Miskonsepsi ketiga, terjadi kekeliruan yang menjadikan pelatihan dari pusat atau dalam hal ini adalah KemendikbudrRistek, sebagai salah satu syarat penerapan kurikulum merdeka.
Nino mengatakan bahwa masih banyak tenaga pengajar yang terus menunggu pelatihan dari pusat, sebelum berusaha untuk menjalankan kurikulum merdeka secara mandiri.
Menyayangkan hal tersebut, Nino bertutur bahwa peran Kemendikbudristek yang sebenarnya adalah untuk menyediakan perangkat-perangkat pembelajaran yang bisa digunakan oleh masing-masing sekolah secara mandiri.
“Jadi tidak ada pelatihan yang seragam dan seolah-olah pihak pusat lah yang paling tahu, itu tidak ada. Semuanya harus mencoba memahami secara mandiri untuk konteksnya masing-masing,” katanya.
Miskonsepsi keempat yakni mengenai anggapan bahwa sistem kurikulum merdeka hanya dapat diterapkan di sekolah-sekolah yang memiliki berbagai fasilitas yang memadai.
Padahal Nino menekankan bahwa kurikulum merdeka ialah instrumen fleksibel yang mampu dianut oleh berbagai level pendidikan yang ada di Indonesia.
“Justru kurikulum merdeka itu fleksibel sehingga bisa diterjemahkan, diturunkan, dioperasionalkan menjadi kurikulum yang sesuai dengan sekolah-sekolah di manapun,” ucap Nino.
Bahkan Nino mengatakan bahwa kurikulum merdeka seharusnya tetap bisa diterapkan di sekolah yang berada di pelosok daerah maupun sekolah yang belum dilengkapi dengan fasilitas yang memadai.
“Untuk sekolah-sekolah tersebut, tetap bisa diterapkan kurikulum merdeka yang disesuaikan dengan kesiapan dan kemampuan dari masing-masing sekolah dan tenaga pengajar.”
Adapun Nino mengajak seluruh tenaga pengajar di Indonesia agar dapat terus berinisiatif untuk menerapkan program kurikulum merdeka yang sesuai dengan kemampuannya masing-masing.
Di sisi lain, Nino juga turut menyampaikan sejumlah dukungan yang akan terus diberikan oleh Kemendikbudristek, seperti penyediaan modul pelatihan berstandar nasional bagi guru dan kepala sekolah.
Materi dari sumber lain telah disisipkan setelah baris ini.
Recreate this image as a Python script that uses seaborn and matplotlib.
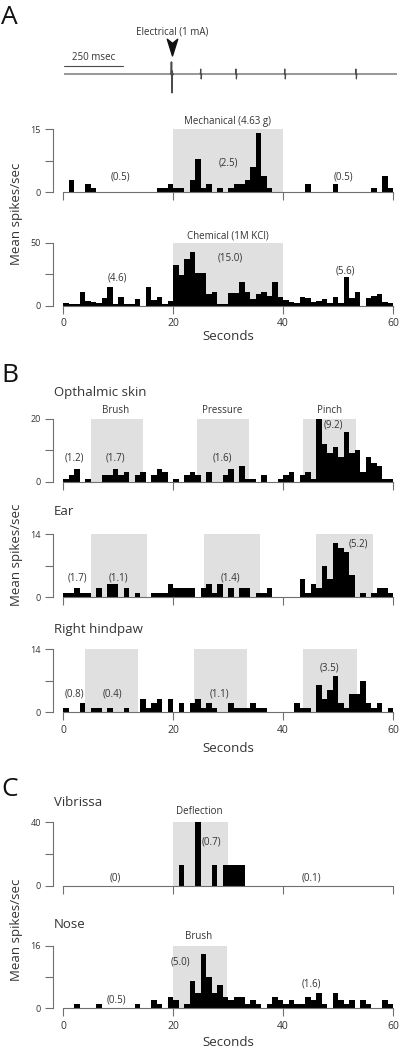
import numpy as np
import pandas as pd
import seaborn as sns
import matplotlib.pyplot as plt
from matplotlib.path import Path

# ---- data: mean spikes/sec in 1 s bins over 60 s ----
mechanical = [0, 3, 0, 0, 2, 1, 0, 0, 0, 0,
              0, 0, 0, 0, 0, 0, 0, 1, 1, 2,
              1, 1, 0, 3, 8, 1, 2, 0, 1, 0,
              1, 2, 2, 3, 6, 14, 4, 1, 0, 0,
              0, 0, 0, 0, 2, 0, 0, 0, 0, 2,
              0, 0, 0, 0, 0, 0, 1, 0, 4, 1]
chemical = [2, 1, 1, 11, 4, 3, 2, 6, 15, 1,
            7, 1, 1, 5, 0, 15, 4.5, 7, 1, 4,
            32, 24, 37, 43, 26, 26, 9, 10.5, 1.6, 1,
            10, 10, 19, 11, 5, 9, 11, 8, 19, 7,
            4.5, 3, 2, 7, 6, 3, 4, 5, 2, 7,
            2.5, 23, 6, 11, 0, 6, 8, 9, 3, 2]
opthalmic = [1, 2, 4, 0, 1, 0, 0, 2, 2, 4,
             2, 3, 0, 2, 3, 0, 2, 4, 3, 0,
             1, 0, 2, 3, 2, 0, 3, 0, 0, 2,
             4, 0, 5, 1, 1, 0, 2, 0, 0, 1,
             2, 3, 0, 2, 3, 1, 20, 12, 9, 11,
             8, 16, 9, 10, 3, 8, 6, 5, 1, 1]
ear = [1, 1, 2, 1, 1, 0, 2, 0, 3, 3,
       0, 2, 0, 1, 0, 0, 1, 1, 1, 3,
       2, 2, 2, 2, 0, 2, 3, 1, 3, 0,
       2, 0, 2, 2, 0, 1, 1, 2, 0, 0,
       0, 0, 0, 4, 1, 3, 2, 7, 4, 12,
       11, 10, 5, 0, 1, 0, 1, 2, 2, 1]
hindpaw = [1, 0, 0, 2, 0, 1, 1, 0, 1, 0,
           0, 1, 0, 0, 3, 1, 2, 3, 0, 3,
           0, 2, 0, 2, 3, 1, 2, 1, 0, 0,
           2, 1, 1, 1, 2, 1, 1, 0, 0, 0,
           0, 0, 2, 1, 1, 0, 6, 3, 5, 8,
           2, 1, 4, 4, 7, 2, 1, 2, 0, 1]
vibrissa = [0] * 21 + [13.3, 0, 0, 40, 0, 0, 13.3, 0,
                       13.3, 13.3, 13.3, 13.3] + [0] * 27
nose = [0, 0, 1, 0, 0, 0, 1, 0, 0, 0,
        0, 0, 0, 1, 0, 0, 2, 1, 0, 3,
        2, 0, 1, 7, 4, 14, 8, 4, 6, 3,
        2, 3, 3, 1, 2, 1, 0, 1, 3, 2,
        1, 2, 1, 1, 3, 2, 4, 1, 0, 4,
        2, 1, 2, 0, 2, 1, 0, 0, 2, 1]

seconds = np.arange(60) + 0.5

# stimulus windows (s)
mech_win = [(20, 40)]
chem_win = [(20, 40)]
opth_win = [(5, 14.6), (24.3, 33.9), (43.7, 53.2)]
ear_win = [(5, 15.2), (25.6, 35.8), (46, 56.4)]
hind_win = [(4, 13.7), (23.8, 33.5), (43.6, 53.4)]
vib_win = [(20, 30)]
nose_win = [(20, 29.8)]

# single-unit trace (msec)
artifact_ms = 458
artifact_dt = [-5, -4, -3, -2, -1, 0, 1, 3, 6]
artifact_v = [0, 12, -2, 12, -19, -3, 3, -1, 0]
spike_ms = [580, 729, 936, 1237]
spike_dt = [-3, -1, 1, 3]
spike_v = [0, 5, -5, 0]
trace_end_ms = 1410

# ---- style ----
sns.set_theme(style="ticks")
plt.rcParams['font.family'] = ['Open Sans', 'DejaVu Sans']
TXT = '#333333'
AXC = '#707070'
SHADE = '#e0e0e0'
W, H = 400, 1048

fig = plt.figure(figsize=(W / 100, H / 100), dpi=100)


def place(l, t, r, b):
    return fig.add_axes([l / W, 1 - b / H, (r - l) / W, (b - t) / H])


def hist_panel(box, vals, ymax, wins, xlabels=False):
    ax = place(*box)
    for a, b in wins:
        ax.axvspan(a, b, color=SHADE, lw=0, zorder=0)
    df = pd.DataFrame({'t': seconds, 'rate': vals})
    sns.histplot(data=df, x='t', weights='rate', bins=60, binrange=(0, 60),
                 color='black', alpha=1, linewidth=0, ax=ax, zorder=2)
    ax.set_xlim(0, 60)
    ax.set_ylim(0, ymax)
    ax.set_xticks([0, 20, 40, 60])
    ax.set_yticks([0, ymax / 2, ymax])
    ax.set_yticklabels(['0', '', f'{ymax:g}'])
    if not xlabels:
        ax.set_xticklabels([])
    ax.set_xlabel('')
    ax.set_ylabel('')
    ax.patch.set_visible(False)
    sns.despine(ax=ax)
    ax.spines['left'].set_position(('outward', 7))
    ax.spines['left'].set_bounds(0, ymax)
    ax.spines['bottom'].set_bounds(0, 60)
    for s in ('left', 'bottom'):
        ax.spines[s].set_color(AXC)
        ax.spines[s].set_linewidth(0.8)
    ax.tick_params(axis='both', colors=AXC, width=0.8, length=6,
                   labelcolor=TXT, pad=3)
    ax.tick_params(axis='y', labelsize=6.5)
    ax.tick_params(axis='x', labelsize=7.5)
    return ax


def note(ax, x, y, s, size=7):
    ax.text(x, y, s, ha='center', va='center', fontsize=size, color=TXT,
            clip_on=False, zorder=3)


# ---- A: trace ----
ax = place(64, 20, 397, 100)
t, v = [0], [0]
for dt, val in zip(artifact_dt, artifact_v):
    t.append(artifact_ms + dt)
    v.append(val)
for sp in spike_ms:
    for dt, val in zip(spike_dt, spike_v):
        t.append(sp + dt)
        v.append(val)
t.append(trace_end_ms)
v.append(0)
sns.lineplot(x=t, y=v, ax=ax, color='#4a4a4a', lw=0.8, sort=False,
             estimator=None)
ax.set_xlim(0, trace_end_ms)
ax.set_ylim(-26, 54)
ax.axis('off')
ax.plot([0, 250], [8, 8], color='#4a4a4a', lw=0.8)
ax.text(125, 17, '250 msec', ha='center', va='center', fontsize=7, color=TXT)
arrow = Path([(0, -1), (-0.5, 0.6), (0, 0.2), (0.5, 0.6), (0, -1)],
             [Path.MOVETO, Path.LINETO, Path.LINETO, Path.LINETO, Path.CLOSEPOLY])
ax.plot(artifact_ms, 29.5, marker=arrow, ms=15, color='#111111', lw=0)
ax.text(artifact_ms, 42, 'Electrical (1 mA)', ha='center', va='center',
        fontsize=7, color=TXT)

ax = hist_panel((63, 129.3, 393, 192.3), mechanical, 15, mech_win)
note(ax, 30, 16.9, 'Mechanical (4.63 g)')
note(ax, 10.4, 3.7, '(0.5)')
note(ax, 30, 6.9, '(2.5)')
note(ax, 51, 3.7, '(0.5)')

ax = hist_panel((63, 242.7, 393, 305.7), chemical, 50, chem_win, True)
note(ax, 30, 55.5, 'Chemical (1M KCl)')
note(ax, 9.8, 21.7, '(4.6)')
note(ax, 30.4, 37.6, '(15.0)')
note(ax, 51.3, 27.8, '(5.6)')

# ---- B ----
ax = hist_panel((63, 419, 393, 481.7), opthalmic, 20, opth_win)
note(ax, 9.5, 22.6, 'Brush')
note(ax, 29, 22.6, 'Pressure')
note(ax, 48.5, 22.6, 'Pinch')
note(ax, 2, 7.7, '(1.2)')
note(ax, 9.5, 7.7, '(1.7)')
note(ax, 29, 7.7, '(1.6)')
note(ax, 49.2, 18, '(9.2)')

ax = hist_panel((63, 534.3, 393, 597.3), ear, 14, ear_win)
note(ax, 2.7, 4.4, '(1.7)')
note(ax, 10, 4.4, '(1.1)')
note(ax, 30.4, 4.4, '(1.4)')
note(ax, 53.7, 11.9, '(5.2)')

ax = hist_panel((63, 649.3, 393, 712.3), hindpaw, 14, hind_win, True)
note(ax, 2, 4.1, '(0.8)')
note(ax, 9, 4.1, '(0.4)')
note(ax, 28.4, 4.1, '(1.1)')
note(ax, 48.5, 9.8, '(3.5)')

# ---- C ----
ax = hist_panel((63, 822.3, 393, 885.7), vibrissa, 40, vib_win)
note(ax, 24.7, 46.7, 'Deflection')
note(ax, 27, 27.8, '(0.7)')
note(ax, 9.5, 4.6, '(0)')
note(ax, 45.2, 4.6, '(0.1)')

ax = hist_panel((63, 945.7, 393, 1008.3), nose, 16, nose_win, True)
note(ax, 24.6, 18.3, 'Brush')
note(ax, 9.8, 2.1, '(0.5)')
note(ax, 21.3, 11.9, '(5.0)')
note(ax, 45.2, 6.1, '(1.6)')

# ---- figure text ----
for letter, y in [('A', 18), ('B', 376), ('C', 790)]:
    fig.text(1 / W, 1 - y / H, letter, fontsize=19, color='#111111',
             ha='left', va='center')
for title, y in [('Opthalmic skin', 392), ('Ear', 512), ('Right hindpaw', 629),
                 ('Vibrissa', 802), ('Nose', 925)]:
    fig.text(54 / W, 1 - y / H, title, fontsize=9.5, color=TXT,
             ha='left', va='center')
for y in [214, 555, 930]:
    fig.text(17 / W, 1 - y / H, 'Mean spikes/sec', fontsize=9.5, color=TXT,
             rotation=90, ha='center', va='center')
for y in [337, 748, 1043]:
    fig.text(228 / W, 1 - y / H, 'Seconds', fontsize=9.5, color=TXT,
             ha='center', va='center')

fig.savefig('out.png', dpi=100)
Selain itu, baik guru maupun kepala sekolah, mereka juga dapat mengakses berbagai panduan pembelajaran yang dapat diakses secara gratis melalui kurikulum.kemendikbud.co.id.
Sedangkan untuk menunjang sarana pembelajaran, Kemendikbudristek juga telah menyediakan berbagai perangkat ajar terbaru untuk tiap-tiap sekolah.
“Terutama buku teks terbaru yang lebih menarik dan bisa meningkatkan kemauan anak-anak untuk gemar membaca,” terang Nino.
Terakhir, Nino memastikan bahwa pihaknya telah meningkatkan anggaran bantuan operasional sekolah (BOS), terutama bagi sekolah-sekolah yang berada di pelosok daerah.
Nino menyebut bahwa kenaikan dana BOS pada tahun ini ialah cukup signifikan, yakni dimulai dari 30 hingga 50 persen.
Dikutip dari ditpsd.kemdikbud.go.id, pada tahun 2022, dana BOS tersebut telah disalurkan kepada 217.620 sekolah yang telah memenuhi syarat, dengan total anggaran sebesar Rp51,6 triliun.